Um die 40 Minuten lang ist deren Stück, soviel Musik gab es einem "Tatort" selten zuvor. "Unsere Aufgabe war es anfangs, herauszufinden, wie man die gesamte Philharmonie auf die Bühne bringen kann, ohne den Film musikalisch zu überladen" so Stefan Will. "Es gibt drei große atmosphärische Sequenzen im Film, am Anfang, in der Mitte und am Ende, die der Musik auch wirklich Platz einräumen. Ansonsten hält sie sich unauffällig im Hintergrund und funkt nicht dazwischen, wenn die Kommissare sprechen. Wir haben ja nicht 'Indiana Jones' vertont, sondern einen norddeutschen 'Tatort', der eine ganz andere Attitüde hat als eine amerikanische Fantasy-Saga."

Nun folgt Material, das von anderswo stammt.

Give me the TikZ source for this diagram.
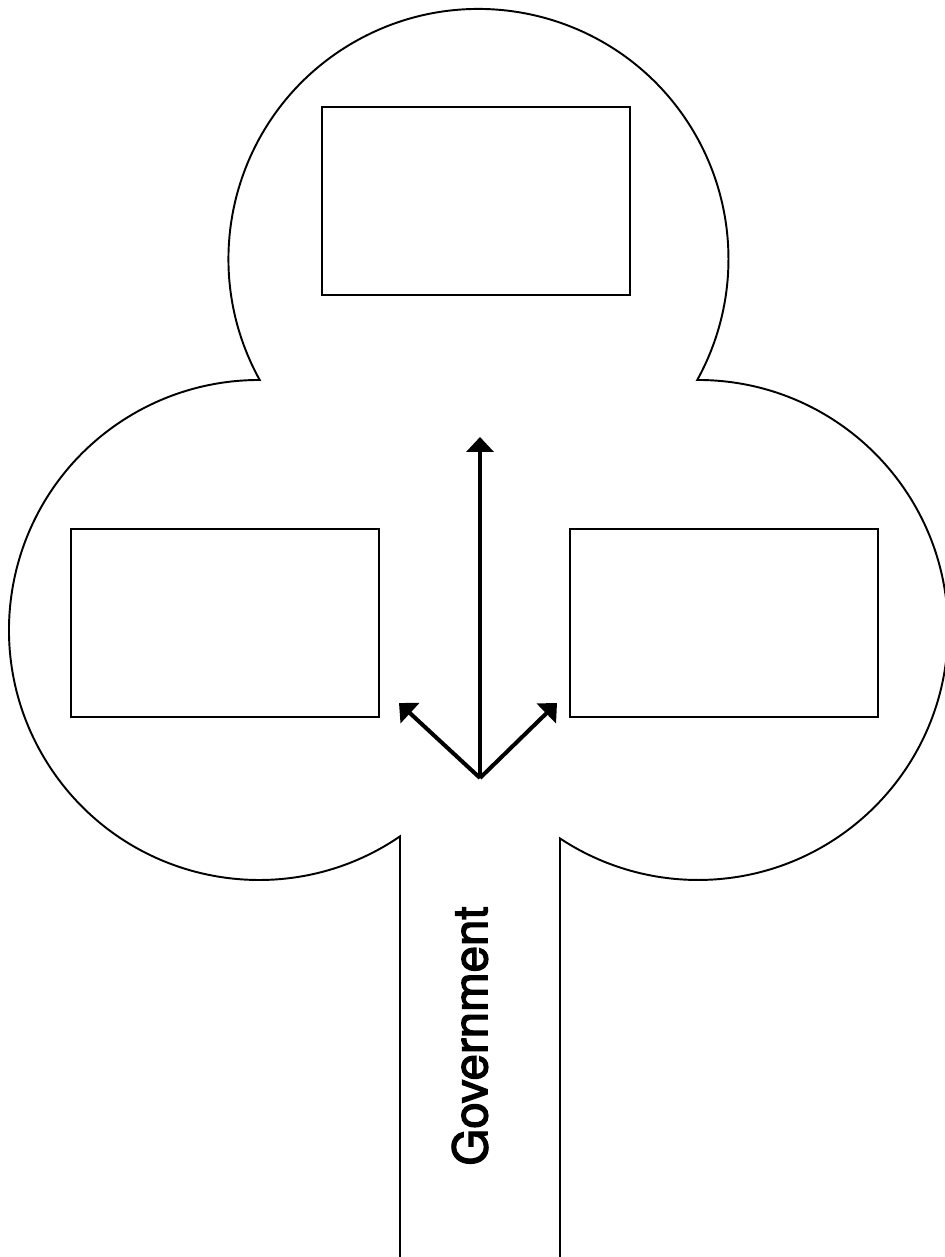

Das klingt fast ein wenig nach höflichem Understatement. Ohne Frage ist die Musik von Will und Hinderthür einige Dezibel vom wuchtigen Wumms Hollywoods entfernt. Verstecken müssen sie sich dennoch nicht, im Gegenteil: Im Verlauf des Films geht ein Sog von ihren Klängen aus, dem man sich kaum entziehen kann, und der perfekt zur subtilen Spannung vorm einnehmenden Naturpanorama Norderneys passt.

Sicher dürften sich so einige Zuschauer gefragt haben, ob der Soundtrack nicht vielleicht auch noch einmal als eigenständiges Stück zur Aufführung gelangen könnte. "Die Komponisten haben eine Musik geschrieben, die zur Grundästhetik des 'Tatort', der ältesten deutschen Krimireihe, einfach perfekt passt", meint Gastdirigent Christian Schumann. "Ob sie später daraus noch eine autarke Sinfonie schaffen werden, wer weiß - eine spannende Aufgabe wäre es in jedem Fall." Da heißt es also zunächst einmal abwarten. Und wer weiß - im nächsten Falke-Fall heißt es dann ja vielleicht wieder: Punk's not dead.